-- Start --

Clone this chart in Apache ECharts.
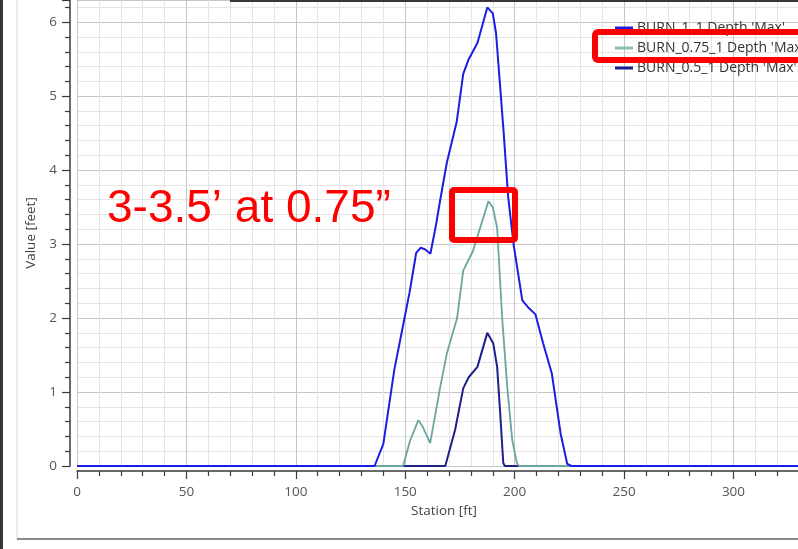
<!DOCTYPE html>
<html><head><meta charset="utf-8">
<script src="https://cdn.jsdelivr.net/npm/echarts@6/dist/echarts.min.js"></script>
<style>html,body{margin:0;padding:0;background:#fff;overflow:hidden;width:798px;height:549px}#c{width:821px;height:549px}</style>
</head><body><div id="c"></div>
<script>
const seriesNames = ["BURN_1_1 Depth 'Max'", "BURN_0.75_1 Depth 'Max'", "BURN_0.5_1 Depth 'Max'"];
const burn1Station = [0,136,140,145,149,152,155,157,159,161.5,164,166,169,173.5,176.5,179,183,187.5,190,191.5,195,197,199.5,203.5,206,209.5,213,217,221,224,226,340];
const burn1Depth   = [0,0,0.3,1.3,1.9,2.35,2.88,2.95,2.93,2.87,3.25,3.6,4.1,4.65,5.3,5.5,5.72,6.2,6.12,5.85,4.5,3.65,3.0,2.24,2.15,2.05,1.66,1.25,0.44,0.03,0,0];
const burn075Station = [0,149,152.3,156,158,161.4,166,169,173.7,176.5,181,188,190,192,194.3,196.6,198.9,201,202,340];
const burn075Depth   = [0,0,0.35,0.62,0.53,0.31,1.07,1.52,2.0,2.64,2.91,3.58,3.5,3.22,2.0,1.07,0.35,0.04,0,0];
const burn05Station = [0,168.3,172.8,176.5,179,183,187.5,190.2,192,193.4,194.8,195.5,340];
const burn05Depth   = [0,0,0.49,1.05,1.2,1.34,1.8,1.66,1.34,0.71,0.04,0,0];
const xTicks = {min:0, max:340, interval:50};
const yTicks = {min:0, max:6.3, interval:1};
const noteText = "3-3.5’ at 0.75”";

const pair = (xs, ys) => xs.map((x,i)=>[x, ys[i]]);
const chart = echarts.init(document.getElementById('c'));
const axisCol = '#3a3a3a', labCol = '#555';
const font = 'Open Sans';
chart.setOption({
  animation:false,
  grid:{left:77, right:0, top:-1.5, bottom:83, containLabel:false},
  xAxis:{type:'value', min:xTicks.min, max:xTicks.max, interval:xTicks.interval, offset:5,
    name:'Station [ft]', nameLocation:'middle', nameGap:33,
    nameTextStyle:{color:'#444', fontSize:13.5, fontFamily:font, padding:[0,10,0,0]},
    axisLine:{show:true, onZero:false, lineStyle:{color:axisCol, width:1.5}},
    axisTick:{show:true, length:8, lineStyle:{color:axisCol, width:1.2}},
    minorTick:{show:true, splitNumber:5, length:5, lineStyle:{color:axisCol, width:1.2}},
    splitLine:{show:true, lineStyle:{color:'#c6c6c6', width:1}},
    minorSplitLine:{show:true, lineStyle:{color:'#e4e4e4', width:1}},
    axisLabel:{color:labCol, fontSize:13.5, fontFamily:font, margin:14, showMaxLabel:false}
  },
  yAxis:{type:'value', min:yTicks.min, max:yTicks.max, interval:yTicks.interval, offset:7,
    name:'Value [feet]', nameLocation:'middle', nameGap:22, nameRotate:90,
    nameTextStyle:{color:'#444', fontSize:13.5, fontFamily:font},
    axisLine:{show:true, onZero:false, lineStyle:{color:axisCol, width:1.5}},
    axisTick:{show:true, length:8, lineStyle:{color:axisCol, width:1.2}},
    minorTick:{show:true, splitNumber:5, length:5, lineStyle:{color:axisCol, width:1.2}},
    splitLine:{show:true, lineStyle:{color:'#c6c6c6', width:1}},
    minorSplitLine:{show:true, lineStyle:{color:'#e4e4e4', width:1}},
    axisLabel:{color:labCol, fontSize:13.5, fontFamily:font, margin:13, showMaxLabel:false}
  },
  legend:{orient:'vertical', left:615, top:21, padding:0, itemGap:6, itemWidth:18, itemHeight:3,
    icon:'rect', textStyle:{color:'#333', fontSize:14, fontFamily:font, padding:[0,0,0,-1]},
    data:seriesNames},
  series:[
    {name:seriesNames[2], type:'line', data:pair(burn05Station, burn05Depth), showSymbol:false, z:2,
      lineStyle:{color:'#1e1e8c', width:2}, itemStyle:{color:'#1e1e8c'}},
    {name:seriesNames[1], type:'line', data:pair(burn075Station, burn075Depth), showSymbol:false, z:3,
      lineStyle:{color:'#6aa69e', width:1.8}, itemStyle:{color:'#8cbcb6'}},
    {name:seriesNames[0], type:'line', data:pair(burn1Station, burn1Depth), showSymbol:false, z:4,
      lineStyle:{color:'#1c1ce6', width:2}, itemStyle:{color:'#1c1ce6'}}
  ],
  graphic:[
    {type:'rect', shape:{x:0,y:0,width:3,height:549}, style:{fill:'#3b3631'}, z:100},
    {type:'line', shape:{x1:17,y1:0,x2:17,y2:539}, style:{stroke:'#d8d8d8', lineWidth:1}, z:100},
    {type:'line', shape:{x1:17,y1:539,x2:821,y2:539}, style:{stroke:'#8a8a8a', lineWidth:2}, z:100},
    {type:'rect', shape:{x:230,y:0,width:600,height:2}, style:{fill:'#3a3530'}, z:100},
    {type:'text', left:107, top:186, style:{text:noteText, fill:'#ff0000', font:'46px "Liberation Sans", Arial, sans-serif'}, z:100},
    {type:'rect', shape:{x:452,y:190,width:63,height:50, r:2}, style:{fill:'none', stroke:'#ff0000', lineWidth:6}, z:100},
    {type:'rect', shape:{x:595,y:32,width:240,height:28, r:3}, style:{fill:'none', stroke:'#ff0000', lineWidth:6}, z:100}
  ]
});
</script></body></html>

-- End --
-- Start --

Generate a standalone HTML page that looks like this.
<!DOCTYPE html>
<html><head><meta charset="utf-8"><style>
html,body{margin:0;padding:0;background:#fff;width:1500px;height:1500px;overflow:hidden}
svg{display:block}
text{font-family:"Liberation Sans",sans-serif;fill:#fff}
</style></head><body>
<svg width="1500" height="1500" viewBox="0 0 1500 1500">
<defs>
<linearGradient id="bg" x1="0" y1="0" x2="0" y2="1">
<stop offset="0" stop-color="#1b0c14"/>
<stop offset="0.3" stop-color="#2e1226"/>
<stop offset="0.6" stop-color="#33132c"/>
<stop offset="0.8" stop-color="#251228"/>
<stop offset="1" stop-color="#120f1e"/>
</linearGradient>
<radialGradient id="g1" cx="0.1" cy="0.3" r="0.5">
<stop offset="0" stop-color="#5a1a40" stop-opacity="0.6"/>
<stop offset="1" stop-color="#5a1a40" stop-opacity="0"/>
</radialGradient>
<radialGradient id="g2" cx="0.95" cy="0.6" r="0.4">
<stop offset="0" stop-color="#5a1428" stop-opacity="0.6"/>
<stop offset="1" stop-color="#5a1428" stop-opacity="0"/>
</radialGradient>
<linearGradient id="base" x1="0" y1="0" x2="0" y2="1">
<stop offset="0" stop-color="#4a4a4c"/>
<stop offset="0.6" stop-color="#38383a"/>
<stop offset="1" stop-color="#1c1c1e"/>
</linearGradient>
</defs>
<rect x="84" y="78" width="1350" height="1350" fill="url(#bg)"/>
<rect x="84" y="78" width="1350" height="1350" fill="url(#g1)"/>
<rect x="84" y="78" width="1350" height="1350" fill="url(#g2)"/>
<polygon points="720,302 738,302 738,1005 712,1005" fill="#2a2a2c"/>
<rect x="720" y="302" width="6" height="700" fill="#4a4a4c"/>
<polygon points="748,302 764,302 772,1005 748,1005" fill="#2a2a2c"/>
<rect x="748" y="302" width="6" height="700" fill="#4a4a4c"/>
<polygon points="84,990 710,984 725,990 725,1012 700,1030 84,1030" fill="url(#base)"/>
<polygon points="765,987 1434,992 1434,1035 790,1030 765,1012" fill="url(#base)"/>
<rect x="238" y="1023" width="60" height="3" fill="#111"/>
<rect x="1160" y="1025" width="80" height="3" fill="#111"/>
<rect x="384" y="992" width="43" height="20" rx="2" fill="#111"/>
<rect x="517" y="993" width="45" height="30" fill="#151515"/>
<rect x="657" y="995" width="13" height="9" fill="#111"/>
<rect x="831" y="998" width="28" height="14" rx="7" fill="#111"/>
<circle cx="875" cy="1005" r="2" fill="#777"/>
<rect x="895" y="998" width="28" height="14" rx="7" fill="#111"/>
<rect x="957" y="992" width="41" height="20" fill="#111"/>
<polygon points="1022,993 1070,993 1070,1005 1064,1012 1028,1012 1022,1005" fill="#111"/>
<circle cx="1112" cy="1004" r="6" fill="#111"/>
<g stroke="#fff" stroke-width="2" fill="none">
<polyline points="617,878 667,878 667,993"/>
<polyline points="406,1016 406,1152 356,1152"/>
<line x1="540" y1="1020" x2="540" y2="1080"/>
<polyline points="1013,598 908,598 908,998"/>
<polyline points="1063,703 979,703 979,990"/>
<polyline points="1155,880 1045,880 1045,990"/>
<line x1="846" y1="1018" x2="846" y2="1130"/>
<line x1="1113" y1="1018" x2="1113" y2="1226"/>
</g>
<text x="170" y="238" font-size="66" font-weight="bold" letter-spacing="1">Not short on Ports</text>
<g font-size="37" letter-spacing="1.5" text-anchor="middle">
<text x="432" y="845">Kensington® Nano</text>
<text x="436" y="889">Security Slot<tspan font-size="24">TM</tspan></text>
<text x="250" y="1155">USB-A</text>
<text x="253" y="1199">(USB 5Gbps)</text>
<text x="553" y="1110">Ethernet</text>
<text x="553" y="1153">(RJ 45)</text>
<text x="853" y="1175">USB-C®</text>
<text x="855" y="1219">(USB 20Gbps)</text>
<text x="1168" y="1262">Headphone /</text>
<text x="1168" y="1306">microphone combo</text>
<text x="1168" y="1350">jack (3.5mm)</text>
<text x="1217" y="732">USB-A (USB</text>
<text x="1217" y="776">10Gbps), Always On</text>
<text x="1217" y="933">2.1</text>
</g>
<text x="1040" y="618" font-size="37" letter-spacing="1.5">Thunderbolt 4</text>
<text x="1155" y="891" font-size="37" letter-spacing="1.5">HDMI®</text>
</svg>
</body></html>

-- End --

**EXERCISE BRIEF:**
Return every line containing "this".

**EXPECTED ANSWER:**
Clone this chart in Apache ECharts.
Generate a standalone HTML page that looks like this.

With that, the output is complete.